Following a complaint from a concerned parent about racial slurs, both Harper Lee’s To Kill a Mockingbird and Mark Twain’s The Adventures of Huckleberry Finn have been removed from schools in Accomack County, Virginia.
The complaint was made by Marie Rothstein-Williams, the mother of a biracial teenager, who was concerned by the books use of the N-word. As The Washington Post reports, Williams told the Accomack County public schools board: “There’s so much racial slurs and defensive wording in there that you can’t get past that.” She also cited the current political climate in the United States as a factor, saying: “Right now, we are a nation divided as it is.”
A committee will decide whether the books will ultimately be banned from the schools, but for now the books are off the table until a decision has been decided. Some have spoken out against the censorship. The National Coalition Against Censorship (NCAC) has stated: “By avoiding discussion of controversial issues such as racism, schools do a great disservice to their students.”

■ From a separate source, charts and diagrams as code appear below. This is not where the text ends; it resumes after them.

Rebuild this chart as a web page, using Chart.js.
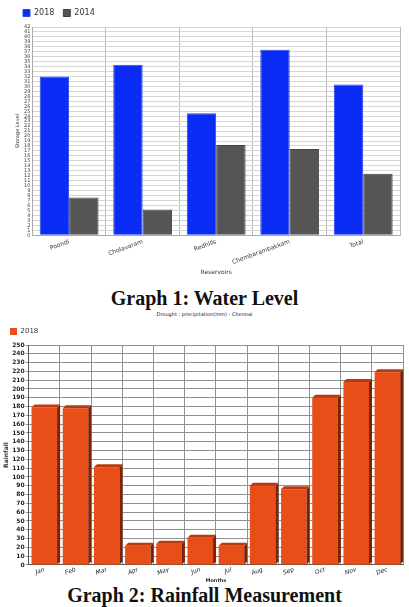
<!DOCTYPE html>
<html>
<head>
<meta charset="utf-8">
<script src="https://cdn.jsdelivr.net/npm/chart.js@4/dist/chart.umd.min.js"></script>
<style>
  body { margin: 0; background: #fff; width: 409px; height: 607px; overflow: hidden; position: relative; }
  .box { position: absolute; left: 0; width: 409px; }
  .title { position: absolute; left: 0; width: 409px; text-align: center; font-family: "Liberation Serif", serif; font-weight: bold; font-size: 20px; color: #111; }
  .sub { position: absolute; left: 0; width: 409px; text-align: center; font-family: "DejaVu Sans", sans-serif; font-size: 5px; color: #222; }
</style>
</head>
<body>
<div class="box" style="top:0;height:278px"><canvas id="level"></canvas></div>
<div class="title" style="top:287px">Graph 1: Water Level</div>
<div class="sub" style="top:311px">Drought : precipitation(mm) - Chennai</div>
<div class="box" style="top:320px;height:264px"><canvas id="rain"></canvas></div>
<div class="title" style="top:584px">Graph 2: Rainfall Measurement</div>
<script>
// water level data
const reservoirs = ['Poondi', 'Cholavaram', 'Redhills', 'Chembarambakkam', 'Total'];
const level2018 = [32, 34.4, 24.6, 37.4, 30.4];
const level2014 = [7.6, 5.2, 18.2, 17.4, 12.4];

// rainfall data
const months = ['Jan', 'Feb', 'Mar', 'Apr', 'May', 'Jun', 'Jul', 'Aug', 'Sep', 'Oct', 'Nov', 'Dec'];
const rain2018 = [179, 178, 111, 22, 24, 31, 22, 90, 86, 190, 208, 219];

const sans = 'DejaVu Sans';

new Chart(document.getElementById('level'), {
    type: 'bar',
    data: {
        labels: reservoirs,
        datasets: [
            { label: '2018', data: level2018, backgroundColor: '#0a2cf5', borderColor: '#2a44e8', borderWidth: 1, barPercentage: 1, categoryPercentage: 0.8 },
            { label: '2014', data: level2014, backgroundColor: '#555555', borderColor: '#444', borderWidth: 1, barPercentage: 1, categoryPercentage: 0.8 }
        ]
    },
    options: {
        responsive: true, maintainAspectRatio: false, animation: false,
        layout: { padding: { left: 14, right: 9, top: 0, bottom: 2 } },
        plugins: {
            legend: { align: 'start', labels: { boxWidth: 7, boxHeight: 7, font: { family: sans, size: 8 }, color: '#333', padding: 9 } },
            tooltip: { enabled: false }
        },
        scales: {
            x: {
                grid: { color: '#b8bcc0', offset: true, drawTicks: false },
                border: { color: '#aaa' },
                ticks: { font: { family: sans, size: 6 }, color: '#333', minRotation: 20, maxRotation: 20, padding: 3 },
                title: { display: true, text: 'Reservoirs', font: { family: sans, size: 6 }, color: '#333', padding: { top: 0, bottom: 0 } }
            },
            y: {
                min: 0, max: 42,
                grid: { color: '#d4d6d8', drawTicks: false },
                border: { color: '#aaa' },
                ticks: { stepSize: 1, autoSkip: false, font: { family: sans, size: 5 }, color: '#444', padding: 2 },
                title: { display: true, text: 'Storage Level', font: { family: sans, size: 5 }, color: '#333', padding: 1 }
            }
        }
    }
});

// 3D look for the rainfall bars
const bar3d = {
    id: 'bar3d',
    afterDatasetsDraw(chart) {
        const ctx = chart.ctx;
        const d = 3;
        chart.getDatasetMeta(0).data.forEach(b => {
            const l = b.x - b.width / 2, r = b.x + b.width / 2;
            ctx.save();
            ctx.fillStyle = '#7e2206';
            ctx.beginPath();
            ctx.moveTo(r, b.y);
            ctx.lineTo(r + d, b.y - d);
            ctx.lineTo(r + d, b.base - d);
            ctx.lineTo(r, b.base);
            ctx.closePath();
            ctx.fill();
            ctx.fillStyle = '#b93a0e';
            ctx.beginPath();
            ctx.moveTo(l, b.y);
            ctx.lineTo(l + d, b.y - d);
            ctx.lineTo(r + d, b.y - d);
            ctx.lineTo(r, b.y);
            ctx.closePath();
            ctx.fill();
            ctx.restore();
        });
    }
};

new Chart(document.getElementById('rain'), {
    type: 'bar',
    data: {
        labels: months,
        datasets: [
            { label: '2018', data: rain2018, backgroundColor: '#e84e17', barPercentage: 0.82, categoryPercentage: 1 }
        ]
    },
    options: {
        responsive: true, maintainAspectRatio: false, animation: false,
        layout: { padding: { left: 2, right: 6, top: 0, bottom: 0 } },
        plugins: {
            legend: { align: 'start', labels: { boxWidth: 7, boxHeight: 7, font: { family: sans, size: 7 }, color: '#333', padding: 8 } },
            tooltip: { enabled: false }
        },
        scales: {
            x: {
                grid: { color: '#8e9296', offset: true, drawTicks: false },
                border: { color: '#555' },
                ticks: { font: { family: sans, size: 6, style: 'italic' }, color: '#222', minRotation: 20, maxRotation: 20, padding: 1 },
                title: { display: true, text: 'Months', font: { family: sans, size: 5, weight: 'bold' }, color: '#333', padding: { top: 0, bottom: 0 } }
            },
            y: {
                min: 0, max: 250,
                grid: { color: '#8e9296', drawTicks: true, tickLength: 3 },
                border: { color: '#555' },
                ticks: { stepSize: 10, autoSkip: false, font: { family: sans, size: 6, weight: 'bold' }, color: '#222', padding: 1 },
                title: { display: true, text: 'Rainfall', font: { family: sans, size: 6, weight: 'bold' }, color: '#333', padding: 1 }
            }
        }
    },
    plugins: [bar3d]
});
</script>
</body>
</html>
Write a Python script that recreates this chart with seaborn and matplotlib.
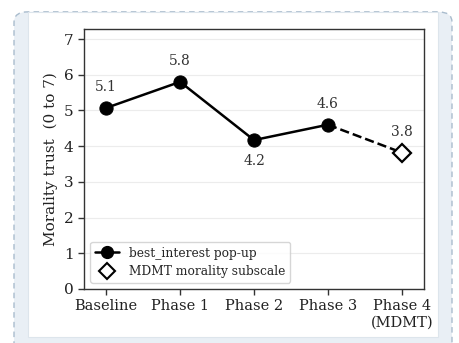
import matplotlib
matplotlib.use("Agg")
import matplotlib.pyplot as plt
import seaborn as sns
import pandas as pd
from matplotlib.patches import FancyBboxPatch, Rectangle
from matplotlib.lines import Line2D

phases = ["Baseline", "Phase 1", "Phase 2", "Phase 3", "Phase 4\n(MDMT)"]
popup_values = [5.07, 5.80, 4.17, 4.60]
mdmt_value = 3.82
value_labels = ["5.1", "5.8", "4.2", "4.6", "3.8"]
label_above = [True, True, False, True, True]

sns.set_style("white")
plt.rcParams["font.family"] = ["DejaVu Serif"]

fig = plt.figure(figsize=(4.59, 3.43), dpi=100)

# panel look: light frame with dashed border, white card inside
fig.patches.append(FancyBboxPatch((14 / 459, -0.05), 438 / 459, 1.03 - 5 / 343,
                                  boxstyle="round,pad=0,rounding_size=0.03",
                                  transform=fig.transFigure, facecolor="#e9eff5",
                                  edgecolor="#a9bccd", linestyle=(0, (4, 3)),
                                  linewidth=1.0, zorder=-2))
fig.patches.append(Rectangle((28 / 459, 1 - 337 / 343), 410 / 459, 325 / 343,
                             transform=fig.transFigure, facecolor="white",
                             edgecolor="#dde5ec", linewidth=0.8, zorder=-1))

ax = fig.add_axes([84 / 459, 1 - 289 / 343, 340 / 459, 260 / 343])

df = pd.DataFrame({"x": range(len(popup_values)), "trust": popup_values})
sns.lineplot(data=df, x="x", y="trust", ax=ax, color="black", linewidth=1.8,
             marker="o", markersize=9.5, markeredgecolor="black")

# dashed link from Phase 3 to the MDMT point
link = pd.DataFrame({"x": [3, 4], "trust": [popup_values[-1], mdmt_value]})
sns.lineplot(data=link, x="x", y="trust", ax=ax, color="black", linewidth=1.8,
             linestyle="--", zorder=1)
ax.plot([4], [mdmt_value], marker="D", markersize=9, markerfacecolor="white",
        markeredgecolor="black", markeredgewidth=1.6, linestyle="none", zorder=3)

all_vals = popup_values + [mdmt_value]
for i, (v, lab, up) in enumerate(zip(all_vals, value_labels, label_above)):
    ax.annotate(lab, (i, v), xytext=(0, 10 if up else -10), textcoords="offset points",
                ha="center", va="bottom" if up else "top", fontsize=10, color="#333333")

ax.set_xlim(-0.3, 4.3)
ax.set_ylim(0, 7.28)
ax.set_xticks(range(len(phases)))
ax.set_xticklabels(phases, fontsize=10.5, color="#222222")
ax.set_yticks(range(0, 8))
ax.tick_params(axis="y", labelsize=11, length=4, width=1, color="#333333", left=True,
               labelcolor="#222222")
ax.tick_params(axis="x", length=4, width=1, color="#333333", bottom=True)
ax.set_xlabel("")
ax.set_ylabel("Morality trust  (0 to 7)", fontsize=11, color="#222222")
ax.grid(axis="y", color="#ececec", linewidth=0.8)
ax.set_axisbelow(True)
for s in ax.spines.values():
    s.set_color("#333333")
    s.set_linewidth(1.0)

handles = [
    Line2D([], [], color="black", linewidth=1.8, marker="o", markersize=8.5),
    Line2D([], [], color="black", linewidth=0, marker="D", markersize=8.5,
           markerfacecolor="white", markeredgewidth=1.5),
]
ax.legend(handles, ["best_interest pop-up", "MDMT morality subscale"],
          loc="lower left", fontsize=8.8, frameon=True, handlelength=2.0,
          borderpad=0.4, labelspacing=0.45, edgecolor="#cccccc", fancybox=True)

fig.savefig("out.png", dpi=100)
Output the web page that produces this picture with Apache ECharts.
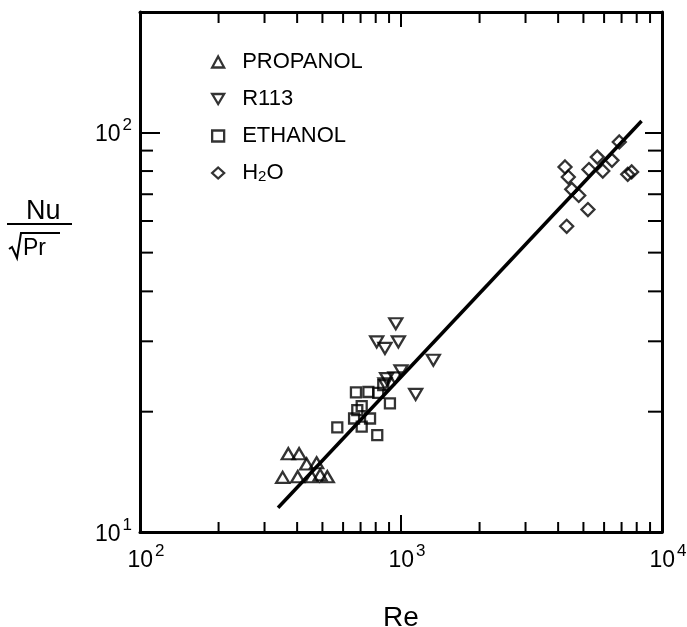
<!DOCTYPE html>
<html>
<head>
<meta charset="utf-8">
<script src="https://cdn.jsdelivr.net/npm/echarts@6/dist/echarts.min.js"></script>
<style>
html, body { margin: 0; padding: 0; background: #fff; }
#chart { width: 687px; height: 627px; }
</style>
</head>
<body>
<div id="chart"></div>
<script>
// data: [Re, Nu/sqrt(Pr)]
var propanol = [[370, 15.7], [407, 15.7], [435, 14.8], [475, 14.9], [352, 13.7], [402, 13.75], [455, 13.75], [490, 13.9], [522, 13.75]];
var r113 = [[955, 33.2], [807, 29.9], [977, 29.9], [868, 28.8], [1330, 26.9], [1000, 25.3], [881, 24.2], [948, 24.3], [868, 23.5], [1138, 22.1]];
var ethanol = [[672, 22.35], [750, 22.4], [818, 22.3], [907, 20.98], [707, 20.65], [680, 20.18], [661, 19.23], [761, 19.23], [707, 18.34], [570, 18.28], [811, 17.48], [855, 23.3]];
var water = [[6860, 94.6], [5650, 86.7], [6430, 85.1], [4250, 81.9], [5250, 80.7], [5930, 80.0], [4375, 77.3], [7390, 78.5], [7650, 79.6], [4510, 72.0], [4797, 69.5], [5202, 64.1], [4313, 58.2]];
var fitLine = [[338, 11.5], [8350, 106.7]];

var xRange = [100, 10000];
var yRange = [10, 200];
var xMinorTicks = [200, 300, 400, 500, 600, 700, 800, 900, 2000, 3000, 4000, 5000, 6000, 7000, 8000, 9000];
var yMinorTicks = [20, 30, 40, 50, 60, 70, 80, 90];

var font = 'Liberation Sans, Arial, sans-serif';
var hollow = { color: 'rgba(0,0,0,0)', borderColor: '#000', borderWidth: 2.3 };
var downTri = 'path://M0,0L12,0L6,10Z';

// 10^n labels
function powLabel(v) {
  var e = Math.round(Math.log(v) / Math.LN10);
  if (Math.abs(Math.pow(10, e) - v) > v * 1e-6) return '';
  return '{b|10}{s|' + e + '}';
}
function powRich(padLeft) {
  return {
    b: { fontSize: 23, lineHeight: 36, fontFamily: font, color: '#000', padding: [0, 0, 0, padLeft] },
    s: { fontSize: 17, lineHeight: 17, verticalAlign: 'top', fontFamily: font, color: '#000', padding: [0, 0, 0, 2] }
  };
}

var chart = echarts.init(document.getElementById('chart'));
chart.setOption({
  backgroundColor: '#fff',
  animation: false,
  textStyle: { fontFamily: font },
  grid: { left: 140, right: 25, top: 12, bottom: 95, outerBoundsMode: 'none' },
  legend: {
    orient: 'vertical',
    left: 206,
    top: 46,
    itemWidth: 12,
    itemHeight: 11,
    itemGap: 15,
    itemStyle: hollow,
    formatter: function (name) {
      if (name === 'H2O') return '{p|H}{sub|2}{t|O}';
      return '{p|' + name + '}';
    },
    textStyle: {
      color: '#000',
      fontFamily: font,
      rich: {
        p: { fontSize: 22, lineHeight: 22, padding: [0, 0, 0, 13], fontFamily: font, color: '#000' },
        t: { fontSize: 22, lineHeight: 22, fontFamily: font, color: '#000' },
        sub: { fontSize: 15, lineHeight: 15, verticalAlign: 'bottom', padding: [6, 0, 0, 0], fontFamily: font, color: '#000' }
      }
    },
    data: [
      { name: 'PROPANOL', icon: 'triangle' },
      { name: 'R113', icon: downTri },
      { name: 'ETHANOL', icon: 'rect' },
      { name: 'H2O', icon: 'diamond' }
    ]
  },
  xAxis: [{
    type: 'log',
    min: xRange[0],
    max: xRange[1],
    position: 'bottom',
    name: 'Re',
    nameLocation: 'middle',
    nameGap: 72,
    nameTextStyle: { fontSize: 28, color: '#000', fontFamily: font },
    axisLine: { lineStyle: { color: '#000', width: 3 } },
    axisTick: { inside: true, length: 17, lineStyle: { color: '#000', width: 2 } },
    axisLabel: { margin: 11, fontSize: 23, formatter: powLabel, rich: powRich(12) },
    splitLine: { show: false }
  }, {
    type: 'log',
    min: xRange[0],
    max: xRange[1],
    position: 'top',
    axisLine: { lineStyle: { color: '#000', width: 3 } },
    axisTick: { inside: true, length: 15, lineStyle: { color: '#000', width: 2 } },
    axisLabel: { show: false },
    splitLine: { show: false }
  }],
  yAxis: [{
    type: 'log',
    min: yRange[0],
    max: yRange[1],
    position: 'left',
    axisLine: { lineStyle: { color: '#000', width: 3 } },
    axisTick: { inside: true, length: 20, lineStyle: { color: '#000', width: 2 } },
    axisLabel: { margin: 8, fontSize: 23, padding: [5, 0, 0, 0], formatter: powLabel, rich: powRich(0) },
    splitLine: { show: false }
  }, {
    type: 'log',
    min: yRange[0],
    max: yRange[1],
    position: 'right',
    axisLine: { lineStyle: { color: '#000', width: 3 } },
    axisTick: { inside: true, length: 17, lineStyle: { color: '#000', width: 2 } },
    axisLabel: { show: false },
    splitLine: { show: false }
  }],
  graphic: [
    { type: 'text', left: 26, top: 198, style: { text: 'Nu', fontSize: 27, fontFamily: font, fill: '#000' } },
    { type: 'line', shape: { x1: 7, y1: 224, x2: 72, y2: 224 }, style: { stroke: '#000', lineWidth: 2 } },
    { type: 'polyline', shape: { points: [[9, 249], [12, 247], [17, 258], [21, 233], [60, 233]] }, style: { stroke: '#000', lineWidth: 2, fill: null } },
    { type: 'text', left: 23, top: 237, style: { text: 'Pr', fontSize: 23, fontFamily: font, fill: '#000' } }
  ],
  series: [{
    name: 'fit',
    type: 'line',
    data: fitLine,
    showSymbol: false,
    symbol: 'none',
    lineStyle: { color: '#000', width: 3.5 },
    silent: true
  }, {
    name: 'PROPANOL',
    type: 'scatter',
    symbol: 'triangle',
    symbolSize: [13, 11],
    itemStyle: hollow,
    data: propanol
  }, {
    name: 'R113',
    type: 'scatter',
    symbol: downTri,
    symbolSize: [13, 11],
    itemStyle: hollow,
    data: r113
  }, {
    name: 'ETHANOL',
    type: 'scatter',
    symbol: 'rect',
    symbolSize: 10,
    itemStyle: hollow,
    data: ethanol
  }, {
    name: 'H2O',
    type: 'scatter',
    symbol: 'diamond',
    symbolSize: 13,
    itemStyle: hollow,
    data: water
  }, {
    name: 'minorTicks',
    type: 'custom',
    silent: true,
    encode: { x: 0, y: 1 },
    data: xMinorTicks.map(function (v) { return [v, yRange[0], 0]; })
      .concat(yMinorTicks.map(function (v) { return [xRange[0], v, 1]; })),
    renderItem: function (params, api) {
      var kind = api.value(2);
      var a, b, segs;
      if (kind === 0) {
        a = api.coord([api.value(0), yRange[0]]);
        b = api.coord([api.value(0), yRange[1]]);
        segs = [[a[0], a[1], a[0], a[1] - 10], [b[0], b[1], b[0], b[1] + 11]];
      } else {
        a = api.coord([xRange[0], api.value(1)]);
        b = api.coord([xRange[1], api.value(1)]);
        segs = [[a[0], a[1], a[0] + 13, a[1]], [b[0], b[1], b[0] - 14, b[1]]];
      }
      return {
        type: 'group',
        children: segs.map(function (s) {
          return {
            type: 'line',
            shape: { x1: s[0], y1: s[1], x2: s[2], y2: s[3] },
            style: { stroke: '#000', lineWidth: 2 }
          };
        })
      };
    }
  }]
});
</script>
</body>
</html>
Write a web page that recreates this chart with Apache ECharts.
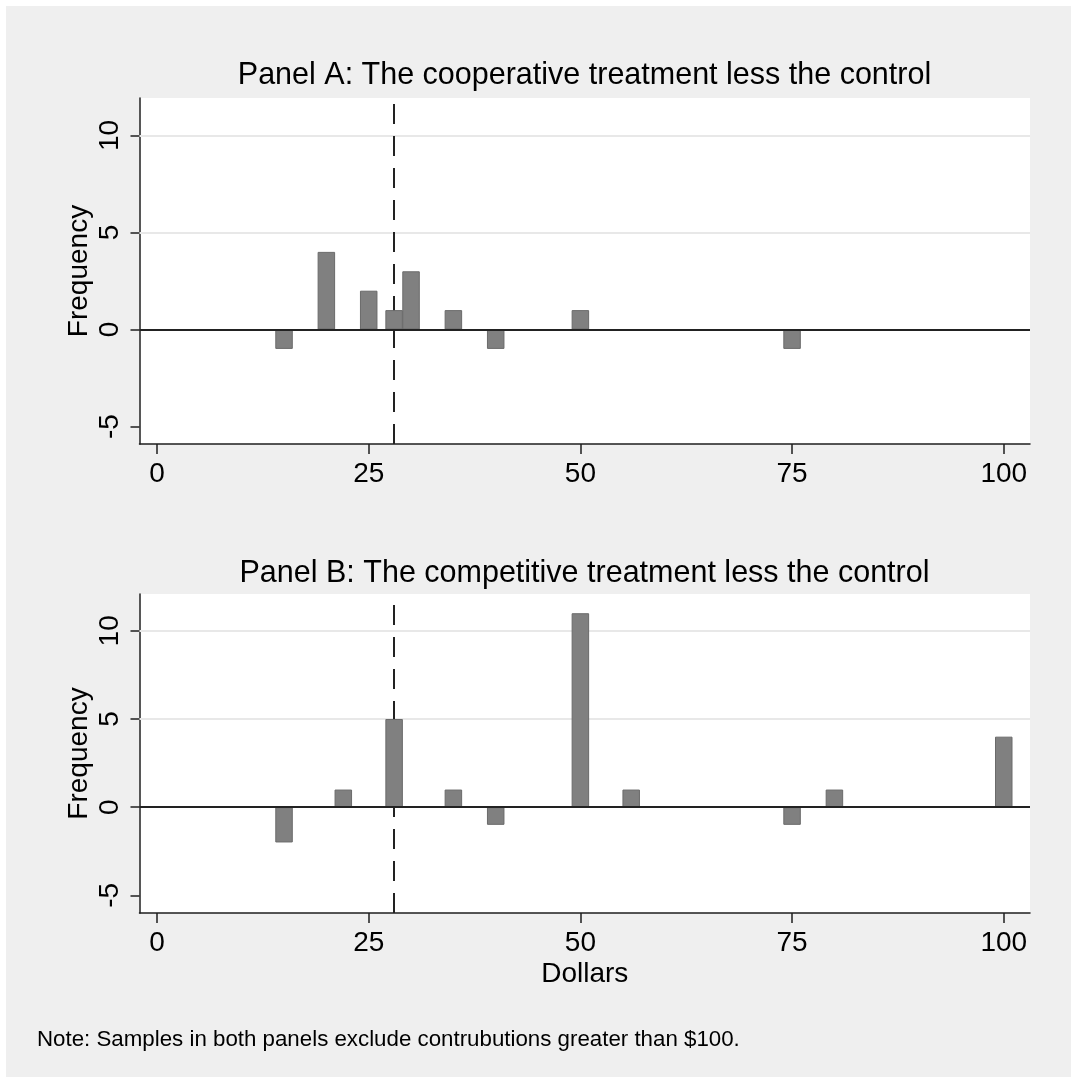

In a letter sent to the Virginia school board, the NCAC wrote: “Each book enables readers to gain a historical understanding of race relations in America and invites them to examine race in the present day. Although discomforting to some, the racial slurs realistically depict American history and should be addressed under the guidance of a teacher.”
Both Lee and Twain’s books have been challenged many times as to whether they’re fit for young readers. Some argue that the depictions of racism and sex are too much for non-adults to read, but others argue that it is up to schools to teach children about such realities that occurred in recent history and still continues today.